A spiritual advisor to Martin Luther King, Jr.; the first black dean at a white university; cofounder of the first interracially pastored, intercultural church in the United States, Howard Thurman offered a transcendent vision of our world. This lyrical collection of select published and unpublished works traces his struggle with the particular manifestations of violence and hatred that mark the twentieth century. His words remind us all that out of religious faith emerges social responsibility and the power to transform lives.
Given the unique history of African Americans and their diverse religious traditions -- seen in black Christianity, the Nation of Islam, Voodoo, and others -- is there one fundamental meaning to black religion in America? What is the heart and soul of African American religious life?
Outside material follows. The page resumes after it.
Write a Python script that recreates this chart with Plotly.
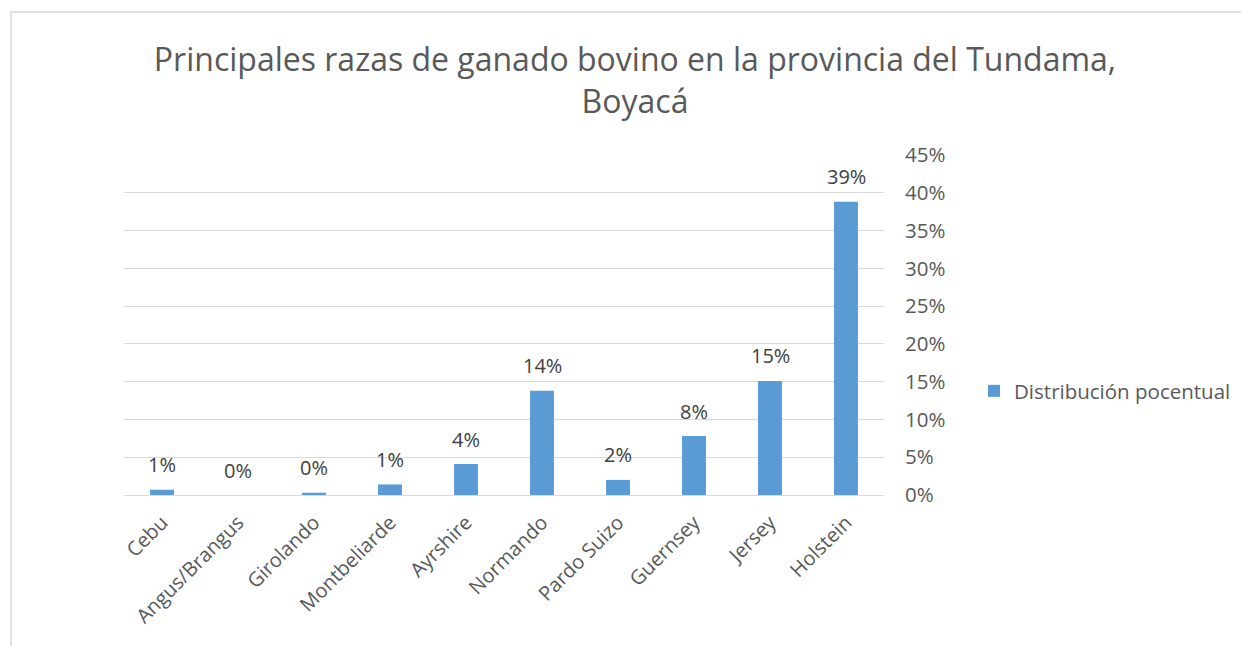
import plotly.graph_objects as go

categories = ["Cebu", "Angus/Brangus", "Girolando", "Montbeliarde", "Ayrshire",
              "Normando", "Pardo Suizo", "Guernsey", "Jersey", "Holstein"]
values = [0.007, 0.0, 0.003, 0.014, 0.041, 0.138, 0.020, 0.078, 0.151, 0.388]
series_name = "Distribución pocentual"
title_text = "Principales razas de ganado bovino en la provincia del Tundama,<br>Boyacá"
y_ticks = [0, 0.05, 0.10, 0.15, 0.20, 0.25, 0.30, 0.35, 0.40, 0.45]

W, H = 1249, 646
OFF = 8  # page body margin
# plot area in page pixel coordinates
PL, PR, PT, PB = 124, 884, 155, 495
L, T = PL - OFF, PT - OFF
R, B = W - (PR - OFF), H - (PB - OFF)
pw, ph = PR - PL, PB - PT

def px(x):
    return (x - PL) / pw

def py(y):
    return (PB - y) / ph

FONT = "Open Sans"

fig = go.Figure()
fig.add_trace(go.Bar(
    x=categories, y=values, name=series_name,
    marker=dict(color="#5B9BD5", line=dict(width=0)),
    cliponaxis=False, showlegend=True,
))

for cat, val in zip(categories, values):
    fig.add_annotation(x=cat, y=val, text=f"{val:.0%}", showarrow=False,
                       xanchor="center", yanchor="middle", yshift=25,
                       font=dict(size=20, color="#404040", family=FONT))

fig.update_layout(
    width=W, height=H,
    margin=dict(l=L, r=R, t=T, b=B, autoexpand=False),
    paper_bgcolor="white", plot_bgcolor="white",
    bargap=0.685,
    font=dict(family=FONT, color="#595959"),
    title=dict(text=title_text, x=(635 - OFF) / W, xanchor="center",
               yref="container", y=1 - (80 - OFF - 9) / H, yanchor="middle",
               font=dict(size=32, color="#595959", family=FONT)),
    xaxis=dict(tickangle=-45, tickfont=dict(size=20, color="#595959"),
               showgrid=False, showline=False, automargin=False,
               ticks="outside", ticklen=7, tickcolor="rgba(0,0,0,0)"),
    yaxis=dict(side="right", range=[0, 0.45], tickvals=y_ticks, tickformat=".0%",
               tickfont=dict(size=20.5, color="#595959"), automargin=False,
               showgrid=True, gridcolor="#D9D9D9", gridwidth=1,
               zeroline=True, zerolinecolor="#D9D9D9", zerolinewidth=1,
               showline=False, ticks="", ticklabelstandoff=20),
    legend=dict(x=px(974), xanchor="left", y=py(391), yanchor="middle",
                font=dict(size=20.5, color="#595959"), bgcolor="rgba(0,0,0,0)"),
    shapes=[dict(type="rect", xref="paper", yref="paper",
                 x0=px(11), x1=px(1300), y0=py(700), y1=py(12),
                 line=dict(color="#D9D9D9", width=1.5), fillcolor="rgba(0,0,0,0)",
                 layer="below")],
)

fig.write_html("out.html")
As a leader in both black religious studies and theology, Anthony Pinn has probed the dynamism and variety of African American religious expressions. In this work, which he also delivered as the Edward Cadbury Lectures at the University of Birmingham, England, he searches out the basic structure of black religion, tracing the black religious spirit in its many historical manifestations. Pinn finds in the terrors of enslavement of black bodies and subsequent oppressions the primal experience to which the black religious impulse provides a perennial and cumulative response. Oppressions entailed the denial of personhood and creation of an object: the Negro. Slave auctions, punishments, and later, lynchings created an existential dread but also evoked a quest, a search, for complex subjectivity or authentic personhood that still fuels black religion today. Pinn's promising work offers a major new understanding of what it means to be black and religious in the United States.